The real question in the Foley scandal is what did the media know, and when did they know it?
Once again, either knowingly or naively, the mainstream media could not resist the October surprise story, even as it unveiled their own lack of integrity in reporting.
In a candid interview with Amy Goodman on Democracy Now, ABC producer Maddy Sauer explains how they broke the Foley email story. What she does not explain is when they knew about the emails, how long they held on to the story, and who decided when to release the information.
Here’s a portion of the transcript published by Democracy Now:
Amy Goodman: Tell us exactly how this went down. Tell us how you developed this story.
Maddy Sauer: Well, it started on Thursday, when we ran a story on our website after we had obtained some emails that were written to a 16-year-old former congressional page from Congressman Foley that the page had forwarded on to a congressional staffer, saying that they made him uncomfortable.
And these were certainly not the sexually explicit emails we later obtained, but they were strange things that you wouldn’t think that a congressman would be writing to a junior in high school: “What do you want for your birthday? What kind of stuff do you like to do? I like to work out. I like to keep in shape.” And it was enough that the young boy had gotten a little freaked out by it and forwarded it along to a staffer. And those were the emails we had initially obtained, and we did a story on that on Thursday.
Amy Goodman: And how did you get this information?
Maddy Sauer: They were passed to a colleague of mine from a source, not someone from a Democratic campaign, a source on the Hill.
And when we talked to Foley's office about those emails, they seemed to know all about them. “It’s no big deal. He is overly friendly. He’s overly engaging. If he’s guilty of anything, that’s all he’s guilty of. He’s very close with the pages. He has worked with the page program for some time.”
So we published that story, and then almost immediately we began receiving emails from former pages, some going back as far as five years, who said this is the tip of the iceberg. There is so much more here.
And Thursday night, I started reaching out to them by phone and email and talking to them Thursday night and Friday morning. And Friday morning, I received transcripts from two different former pages that were instant messages between former pages and the congressman, and they were very sexually explicit, and they were very similar. Both of them contained similar language, similar requests that the congressman had asked the young boys to do.
Read entire transcript
Sauer does not explain when ABC originally obtained the emails or who the “source on the Hill” is. Though Sauer notes it was not from a Democratic campaign, she does not say if the source is Nancy Pelosi or other leading Democrat with an obvious motive for wanting a scandal five weeks before election day.

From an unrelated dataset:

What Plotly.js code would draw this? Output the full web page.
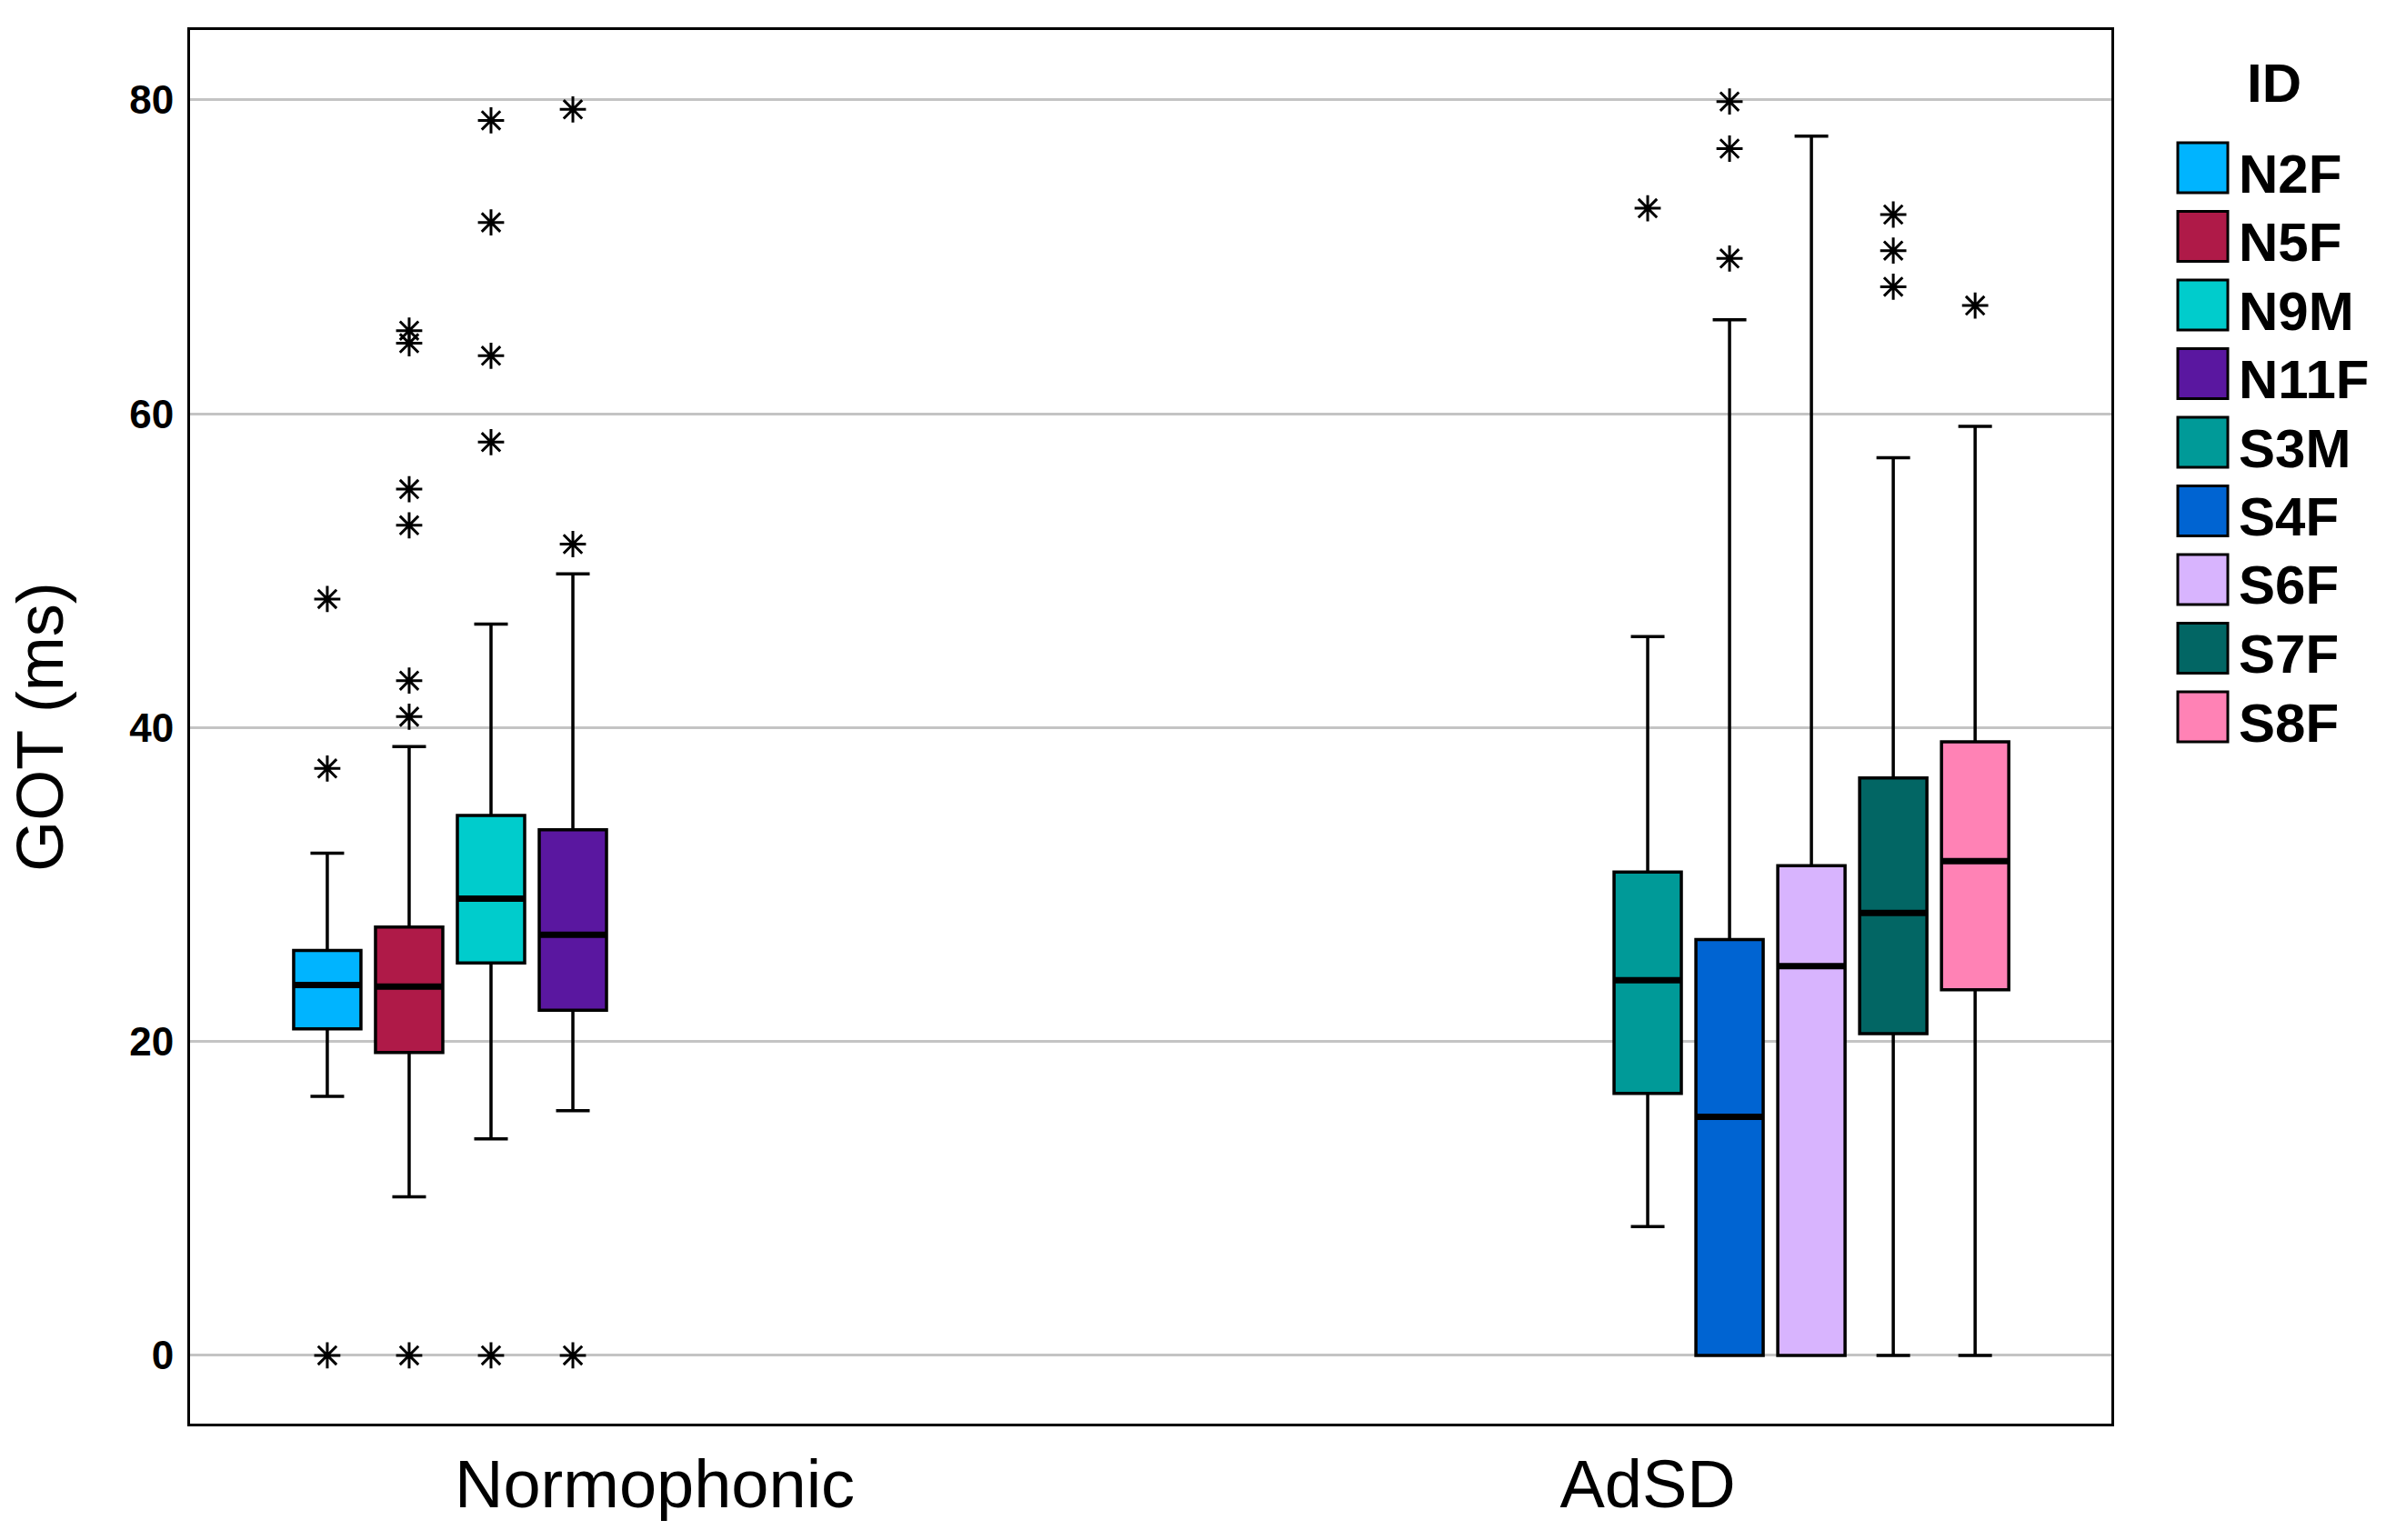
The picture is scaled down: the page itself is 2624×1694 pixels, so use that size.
<!DOCTYPE html>
<html><head><meta charset="utf-8">
<script src="https://cdn.plot.ly/plotly-3.0.1.min.js"></script>
<style>html,body{margin:0;padding:0;background:#fff}#chart{width:2624px;height:1694px}</style>
</head><body><div id="chart"></div>
<script>
// ---- data ----
const groups = ['Normophonic', 'AdSD'];
const ids = ['N2F', 'N5F', 'N9M', 'N11F', 'S3M', 'S4F', 'S6F', 'S7F', 'S8F'];
const idGroup = ['Normophonic', 'Normophonic', 'Normophonic', 'Normophonic', 'AdSD', 'AdSD', 'AdSD', 'AdSD', 'AdSD'];
const colors = ['#00B4FF', '#AF1A48', '#00CCCC', '#5A17A0', '#009A98', '#0064D2', '#D8B4FE', '#026664', '#FF82B5'];
const lowerWhisker = [16.5, 10.1, 13.8, 15.6, 8.2, 0, 0, 0, 0];
const q1 = [20.8, 19.3, 25.0, 22.0, 16.7, 0, 0, 20.5, 23.3];
const median = [23.6, 23.5, 29.1, 26.8, 23.9, 15.2, 24.8, 28.2, 31.5];
const q3 = [25.8, 27.3, 34.4, 33.5, 30.8, 26.5, 31.2, 36.8, 39.1];
const upperWhisker = [32.0, 38.8, 46.6, 49.8, 45.8, 66.0, 77.7, 57.2, 59.2];
const outliers = [
  [48.2, 37.4, 0],
  [65.3, 64.5, 55.2, 52.9, 43.0, 40.7, 0],
  [78.7, 72.2, 63.7, 58.2, 0],
  [79.4, 51.7, 0],
  [73.1],
  [79.9, 76.9, 69.9],
  [],
  [72.7, 70.4, 68.1],
  [66.9]
];
const yTicks = [0, 20, 40, 60, 80];
const yTitle = 'GOT (ms)';
const legendTitle = 'ID';

// ---- layout constants ----
const W = 2624, H = 1694;
const M = {l: 209, r: 302, t: 33, b: 128};
const plotW = W - M.l - M.r, plotH = H - M.t - M.b;
const px2x = px => (px - M.l) / plotW;
const py2y = py => 1 - (py - M.t) / plotH;
const FONT = 'Liberation Sans, Arial, sans-serif';

const traces = [];
ids.forEach((id, i) => {
  const t = {
    type: 'box',
    name: id,
    offsetgroup: id,
    x: [idGroup[i]],
    q1: [q1[i]], median: [median[i]], q3: [q3[i]],
    lowerfence: [lowerWhisker[i]], upperfence: [upperWhisker[i]],
    fillcolor: colors[i],
    line: {color: '#000', width: 3.5},
    whiskerwidth: 0.5,
    showlegend: false,
    hoverinfo: 'skip'
  };
  if (outliers[i].length) {
    t.y = [outliers[i]];
    t.boxpoints = 'all'; t.jitter = 0; t.pointpos = 0;
    t.marker = {symbol: 'asterisk-open', size: 24, color: '#000', line: {color: '#000', width: 3}};
  } else {
    t.boxpoints = false;
  }
  traces.push(t);
});
// thicker median bars (same slot via offsetgroup)
ids.forEach((id, i) => {
  traces.push({
    type: 'box', name: id + ' median', offsetgroup: id,
    x: [idGroup[i]],
    q1: [median[i]], median: [median[i]], q3: [median[i]],
    lowerfence: [median[i]], upperfence: [median[i]],
    fillcolor: 'rgba(0,0,0,0)', line: {color: '#000', width: 7},
    whiskerwidth: 0, boxpoints: false, showlegend: false, hoverinfo: 'skip'
  });
});

const shapes = [];
const annotations = [];
const legTop = 157, legStep = 75.5, sw = 55;
ids.forEach((id, i) => {
  const top = legTop + i * legStep;
  shapes.push({type: 'rect', xref: 'paper', yref: 'paper',
    x0: px2x(2395), x1: px2x(2395 + sw), y0: py2y(top), y1: py2y(top + sw),
    fillcolor: colors[i], line: {color: '#000', width: 3}});
  annotations.push({xref: 'paper', yref: 'paper', x: px2x(2460), y: py2y(top + 34),
    xanchor: 'left', yanchor: 'middle', showarrow: false, text: id,
    font: {family: FONT, size: 60, color: '#000', weight: 'bold'}});
});
annotations.push({xref: 'paper', yref: 'paper', x: px2x(2501), y: py2y(92),
  xanchor: 'center', yanchor: 'middle', showarrow: false, text: legendTitle,
  font: {family: FONT, size: 60, color: '#000', weight: 'bold'}});

const layout = {
  width: W, height: H, margin: M,
  paper_bgcolor: '#fff', plot_bgcolor: '#fff',
  boxmode: 'group', boxgap: 0.258, boxgroupgap: 0.178,
  showlegend: false,
  xaxis: {type: 'category', categoryorder: 'array', categoryarray: groups,
    range: [-0.468, 1.467], showgrid: false, zeroline: false,
    showline: true, mirror: true, linecolor: '#000', linewidth: 3,
    ticks: '', tickfont: {family: FONT, size: 74, color: '#000'}},
  yaxis: {range: [-4.35, 84.46], tickvals: yTicks, ticktext: yTicks.map(String),
    showgrid: true, gridcolor: '#c4c4c4', gridwidth: 3, zeroline: false,
    showline: true, mirror: true, linecolor: '#000', linewidth: 3,
    ticks: '', ticklabelstandoff: 6,
    tickfont: {family: FONT, size: 44, color: '#000', weight: 'bold'},
    title: {text: yTitle, font: {family: FONT, size: 72, color: '#000'}, standoff: 50}},
  shapes: shapes,
  annotations: annotations
};

Plotly.newPlot('chart', traces, layout, {staticPlot: true, displayModeBar: false});
</script>
</body></html>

And do your teenagers keep written transcripts of their email or instant messages for years? Were they planning to use them for blackmail later in their careers? Why didn’t any of them notify authorities?
In an AP story about former Foley chief of staff Kirk Fordham resigning, we learn that, in fact, media had questioned Rep. Rodney Alexander, R-La., who was sponsoring the 16-year-old page who received the original emails, last November. Reporters questioned him a second time in the spring about the same emails. Alexander says he notified the boy’s family and discussed the messages with John Boehner of Ohio on the House floor.
Read entire story.
So why no breaking stories at that time? If reporters and producers were genuinely concerned about teen safety on Capitol Hill, surely someone would have blown the whistle.
Sauer acknowledges ABC’s first story was about these same innocuous emails, where Foley asks for a picture of the boy and asks what he would like for his birthday.
ABC decided to air the story that was already 11 months old. Only then did other pages come forward, Sauer says, with other emails and salacious instant messages.
How did they discern their authenticity? We are left to simply trust ABC.
Ironically, CNN tried to interview someone at Stop Sex Predators, a blog site that posted the Foley emails. The person slammed the mainstream media for not breaking this year-old story in the first place.
Check it out.
The Republicans also successfully manipulate the media. Goodman herself, in speaking to a packed Student Union Ballroom at UNM Sept. 28, noted how the New York Times admitted to holding the story on the National Security Agency’s domestic spying program for 13 months when The Times could have exposed it a month before the 2004 presidential election. Editors explained administration officials convinced them it would be bad for national security to break the story.
And remember Memogate: another October surprise story that back fired big time. CBS News admitted it could not verify the authenticity of memos about President Bush’s National Guard Service. The fallout resulted in four CBS employees being ousted and in the resignation of Dan Rather.
They just never seem to learn. Time and again we see corporate media surrendering their allegiance to readers in order to play politics and influence elections.
In another predictable move, the mainstream media felt duty-bound to publicize the Zogby poll done during the same days the Foley scandal was breaking – giving the Democrats a predictable lead. They fail to mention polls a month before an election are virtually meaningless to actual election outcomes anyway.
When the media falls prey to such political calculations, or worse, are knowing accomplices in them, their role is not lost on discerning readers.